WHAT THIS TASK INVOLVES — Write out, word for word, every line from the first one through the line that holds "import * as", and nothing else; skip the pictures.

- - -

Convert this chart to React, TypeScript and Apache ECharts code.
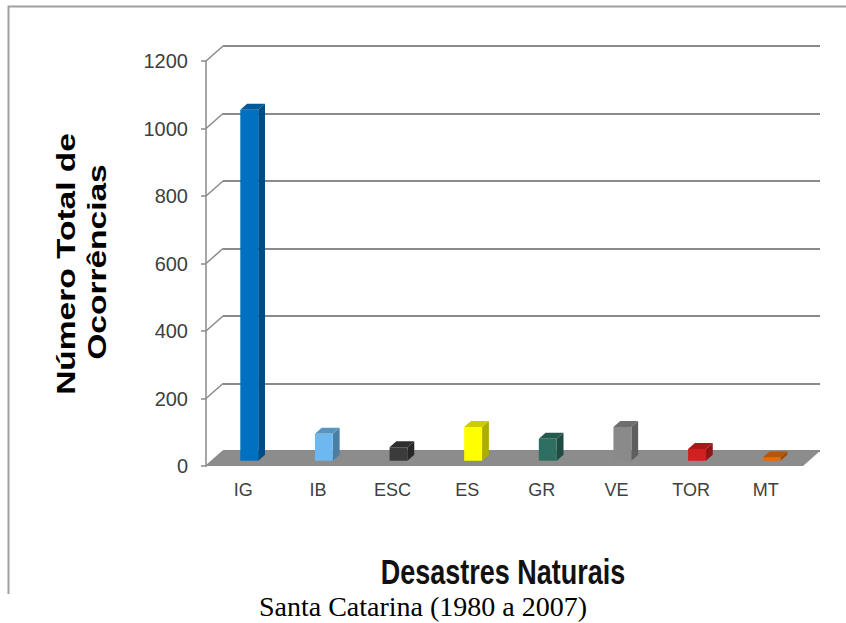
import React, { useEffect, useRef } from "react";
import * as echarts from "echarts";

const categories = ["IG", "IB", "ESC", "ES", "GR", "VE", "TOR", "MT"];
const occurrences = [1040, 80, 40, 100, 65, 100, 35, 10];
const barColors = ["#0070C0", "#6DB9EF", "#3B3B3B", "#FFFF00", "#2F6F62", "#8A8A8A", "#D22020", "#E46C0A"];
const yTicks = [0, 200, 400, 600, 800, 1000, 1200];
const yTitleLines = ["Número Total de", "Ocorrências"];
const xTitle = "Desastres Naturais";
const caption = "Santa Catarina (1980 a 2007)";

const DX = 17;
const DY = -15;
const F1 = 0.35;
const F2 = 0.75;

function shade(hex: string, f: number): string {
  const n = parseInt(hex.slice(1), 16);
  const r = Math.round(((n >> 16) & 255) * f);
  const g = Math.round(((n >> 8) & 255) * f);
  const b = Math.round((n & 255) * f);
  return `rgb(${r},${g},${b})`;
}

export default function App() {
  const ref = useRef<HTMLDivElement>(null);
  useEffect(() => {
    document.body.style.margin = "0";
    const chart = echarts.init(ref.current!, null, { renderer: "svg" });
    const gridW = 597;
    const gridH = 405;
    const gl = 206;
    const gt = 61;
    const axisGray = "#8A8A8A";
    chart.setOption({
      animation: false,
      backgroundColor: "#FFFFFF",
      grid: [
        { left: gl, top: gt, width: gridW, height: gridH, outerBoundsMode: "none" },
        { left: gl + DX, top: gt + DY, width: gridW, height: gridH, outerBoundsMode: "none" },
      ],
      xAxis: [
        {
          type: "category",
          gridIndex: 0,
          data: categories,
          axisLine: { show: false },
          axisTick: { show: false },
          axisLabel: { fontSize: 18, color: "#404040", margin: 15, fontFamily: "Liberation Sans, Arial, sans-serif" },
        },
        { type: "category", gridIndex: 1, data: categories, show: false },
      ],
      yAxis: [
        {
          type: "value",
          gridIndex: 0,
          min: 0,
          max: 1200,
          interval: 200,
          axisLine: { show: true, lineStyle: { color: axisGray, width: 1.5 } },
          axisTick: { show: true, length: 5, lineStyle: { color: axisGray, width: 1.5 } },
          axisLabel: {
            fontSize: 20,
            color: "#404040",
            margin: 18,
            fontFamily: "Liberation Sans, Arial, sans-serif",
            formatter: (v: number) => String(v),
          },
          splitLine: { show: false },
        },
        {
          type: "value",
          gridIndex: 1,
          min: 0,
          max: 1200,
          interval: 200,
          axisLine: { show: false },
          axisTick: { show: false },
          axisLabel: { show: false },
          splitLine: { show: true, lineStyle: { color: axisGray, width: 2 } },
        },
      ],
      series: [
        {
          type: "custom",
          name: "floor",
          xAxisIndex: 0,
          yAxisIndex: 0,
          z: 1,
          data: [[0, 0]],
          renderItem: (params: any, api: any) => {
            const cs = params.coordSys;
            const y0 = api.coord([0, 0])[1];
            const xl = cs.x;
            const xr = cs.x + cs.width;
            return {
              type: "polygon",
              shape: { points: [[xl, y0], [xr, y0], [xr + DX, y0 + DY], [xl + DX, y0 + DY]] },
              style: { fill: "#8C8C8C" },
            };
          },
        },
        {
          type: "custom",
          name: "wall",
          xAxisIndex: 0,
          yAxisIndex: 0,
          z: 1,
          data: yTicks.map((v) => [0, v]),
          renderItem: (params: any, api: any) => {
            const cs = params.coordSys;
            const y = api.coord([0, api.value(1)])[1];
            return {
              type: "line",
              shape: { x1: cs.x, y1: y, x2: cs.x + DX, y2: y + DY },
              style: { stroke: axisGray, lineWidth: 1.5 },
            };
          },
        },
        {
          type: "custom",
          name: "Ocorrências",
          xAxisIndex: 0,
          yAxisIndex: 0,
          z: 3,
          data: categories.map((c, i) => [i, occurrences[i]]),
          renderItem: (params: any, api: any) => {
            const i = api.value(0);
            const v = api.value(1);
            const top = api.coord([i, v]);
            const base = api.coord([i, 0]);
            const band = api.size([1, 0])[0];
            const w = band * 0.24;
            const cx = top[0];
            const x0 = cx - w / 2 + DX * F1;
            const x1 = cx + w / 2 + DX * F1;
            const yt = top[1] + DY * F1;
            const yb = base[1] + DY * F1;
            const ex = DX * (F2 - F1);
            const ey = DY * (F2 - F1);
            const color = barColors[params.dataIndex];
            return {
              type: "group",
              children: [
                {
                  type: "polygon",
                  shape: { points: [[x1, yt], [x1 + ex, yt + ey], [x1 + ex, yb + ey], [x1, yb]] },
                  style: { fill: shade(color, 0.68) },
                },
                {
                  type: "polygon",
                  shape: { points: [[x0, yt], [x1, yt], [x1 + ex, yt + ey], [x0 + ex, yt + ey]] },
                  style: { fill: shade(color, 0.8) },
                },
                {
                  type: "rect",
                  shape: { x: x0, y: yt, width: w, height: yb - yt },
                  style: { fill: color },
                },
              ],
            };
          },
        },
      ],
      graphic: [
        {
          type: "polyline",
          shape: { points: [[8.5, 594], [8.5, 6.5], [846, 6.5]] },
          style: { stroke: "#A0A0A0", lineWidth: 2, fill: null },
        },
        {
          type: "text",
          x: 66,
          y: 264,
          rotation: Math.PI / 2,
          scaleX: 1.34,
          style: {
            text: yTitleLines[0],
            font: "bold 25px 'Liberation Sans', Arial, sans-serif",
            fill: "#000000",
            align: "center",
            verticalAlign: "middle",
            textAlign: "center",
            textVerticalAlign: "middle",
          },
        },
        {
          type: "text",
          x: 97,
          y: 262,
          rotation: Math.PI / 2,
          scaleX: 1.34,
          style: {
            text: yTitleLines[1],
            font: "bold 25px 'Liberation Sans', Arial, sans-serif",
            fill: "#000000",
            align: "center",
            verticalAlign: "middle",
            textAlign: "center",
            textVerticalAlign: "middle",
          },
        },
        {
          type: "text",
          x: 503,
          y: 572,
          scaleY: 1.3,
          style: {
            text: xTitle,
            font: "bold 27px 'Liberation Sans', Arial, sans-serif",
            fill: "#111111",
            align: "center",
            verticalAlign: "middle",
            textAlign: "center",
            textVerticalAlign: "middle",
          },
        },
        {
          type: "text",
          x: 423,
          y: 606,
          style: {
            text: caption,
            font: "28px 'Liberation Serif', 'Times New Roman', serif",
            fill: "#000000",
            align: "center",
            verticalAlign: "middle",
            textAlign: "center",
            textVerticalAlign: "middle",
          },
        },
      ],
    });
    return () => chart.dispose();
  }, []);
  return <div ref={ref} style={{ width: 846, height: 623 }} />;
}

- - -

CORRECT RESULT —
Convert this chart to React, TypeScript and Apache ECharts code.
import React, { useEffect, useRef } from "react";
import * as echarts from "echarts";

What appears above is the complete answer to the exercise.